What is required: Return the material word for word. Do not include pictures.

Dataset content:

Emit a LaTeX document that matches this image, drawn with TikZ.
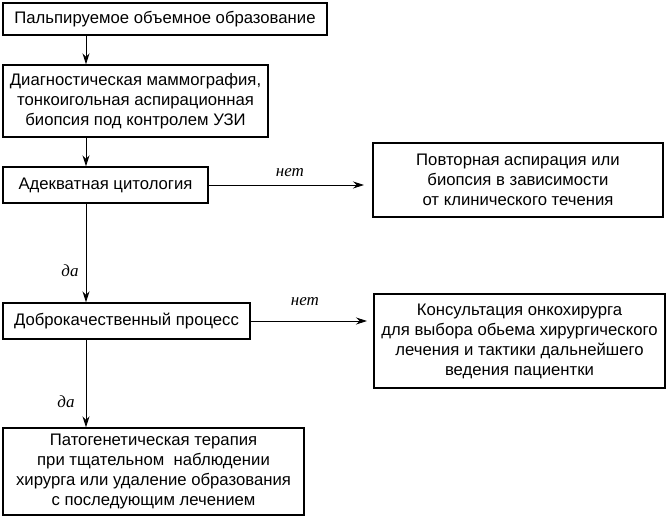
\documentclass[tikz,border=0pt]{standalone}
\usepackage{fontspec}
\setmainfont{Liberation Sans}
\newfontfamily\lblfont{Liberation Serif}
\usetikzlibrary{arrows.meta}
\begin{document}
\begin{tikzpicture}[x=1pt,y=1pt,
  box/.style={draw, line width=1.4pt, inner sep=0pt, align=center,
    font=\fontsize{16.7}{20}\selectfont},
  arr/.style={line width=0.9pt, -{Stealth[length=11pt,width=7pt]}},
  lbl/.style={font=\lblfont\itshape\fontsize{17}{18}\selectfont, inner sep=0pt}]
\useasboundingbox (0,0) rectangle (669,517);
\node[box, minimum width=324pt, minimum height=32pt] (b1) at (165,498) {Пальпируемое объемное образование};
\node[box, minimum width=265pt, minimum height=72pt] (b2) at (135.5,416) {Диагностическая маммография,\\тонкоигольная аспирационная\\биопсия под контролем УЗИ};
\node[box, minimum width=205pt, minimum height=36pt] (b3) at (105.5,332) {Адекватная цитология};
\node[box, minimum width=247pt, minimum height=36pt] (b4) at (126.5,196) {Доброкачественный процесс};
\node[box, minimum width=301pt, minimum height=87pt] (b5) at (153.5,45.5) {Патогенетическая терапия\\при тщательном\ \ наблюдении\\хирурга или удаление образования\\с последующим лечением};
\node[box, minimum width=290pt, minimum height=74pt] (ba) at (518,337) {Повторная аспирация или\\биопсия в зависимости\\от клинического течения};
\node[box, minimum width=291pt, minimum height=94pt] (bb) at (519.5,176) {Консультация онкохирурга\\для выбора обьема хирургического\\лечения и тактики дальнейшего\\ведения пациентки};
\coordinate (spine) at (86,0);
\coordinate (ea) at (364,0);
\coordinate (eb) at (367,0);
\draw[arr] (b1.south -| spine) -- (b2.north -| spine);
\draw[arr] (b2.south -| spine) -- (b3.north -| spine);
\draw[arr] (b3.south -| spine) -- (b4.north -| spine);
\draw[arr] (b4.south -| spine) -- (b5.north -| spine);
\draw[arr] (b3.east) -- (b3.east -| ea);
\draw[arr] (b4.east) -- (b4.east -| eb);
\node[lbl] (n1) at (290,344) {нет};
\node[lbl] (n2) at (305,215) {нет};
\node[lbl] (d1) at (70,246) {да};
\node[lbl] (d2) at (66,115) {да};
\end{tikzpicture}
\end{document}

Solution for this exercise:
Emit a LaTeX document that matches this image, drawn with TikZ.
\documentclass[tikz,border=0pt]{standalone}
\usepackage{fontspec}
\setmainfont{Liberation Sans}
\newfontfamily\lblfont{Liberation Serif}
\usetikzlibrary{arrows.meta}
\begin{document}
\begin{tikzpicture}[x=1pt,y=1pt,
  box/.style={draw, line width=1.4pt, inner sep=0pt, align=center,
    font=\fontsize{16.7}{20}\selectfont},
  arr/.style={line width=0.9pt, -{Stealth[length=11pt,width=7pt]}},
  lbl/.style={font=\lblfont\itshape\fontsize{17}{18}\selectfont, inner sep=0pt}]
\useasboundingbox (0,0) rectangle (669,517);
\node[box, minimum width=324pt, minimum height=32pt] (b1) at (165,498) {Пальпируемое объемное образование};
\node[box, minimum width=265pt, minimum height=72pt] (b2) at (135.5,416) {Диагностическая маммография,\\тонкоигольная аспирационная\\биопсия под контролем УЗИ};
\node[box, minimum width=205pt, minimum height=36pt] (b3) at (105.5,332) {Адекватная цитология};
\node[box, minimum width=247pt, minimum height=36pt] (b4) at (126.5,196) {Доброкачественный процесс};
\node[box, minimum width=301pt, minimum height=87pt] (b5) at (153.5,45.5) {Патогенетическая терапия\\при тщательном\ \ наблюдении\\хирурга или удаление образования\\с последующим лечением};
\node[box, minimum width=290pt, minimum height=74pt] (ba) at (518,337) {Повторная аспирация или\\биопсия в зависимости\\от клинического течения};
\node[box, minimum width=291pt, minimum height=94pt] (bb) at (519.5,176) {Консультация онкохирурга\\для выбора обьема хирургического\\лечения и тактики дальнейшего\\ведения пациентки};
\coordinate (spine) at (86,0);
\coordinate (ea) at (364,0);
\coordinate (eb) at (367,0);
\draw[arr] (b1.south -| spine) -- (b2.north -| spine);
\draw[arr] (b2.south -| spine) -- (b3.north -| spine);
\draw[arr] (b3.south -| spine) -- (b4.north -| spine);
\draw[arr] (b4.south -| spine) -- (b5.north -| spine);
\draw[arr] (b3.east) -- (b3.east -| ea);
\draw[arr] (b4.east) -- (b4.east -| eb);
\node[lbl] (n1) at (290,344) {нет};
\node[lbl] (n2) at (305,215) {нет};
\node[lbl] (d1) at (70,246) {да};
\node[lbl] (d2) at (66,115) {да};
\end{tikzpicture}
\end{document}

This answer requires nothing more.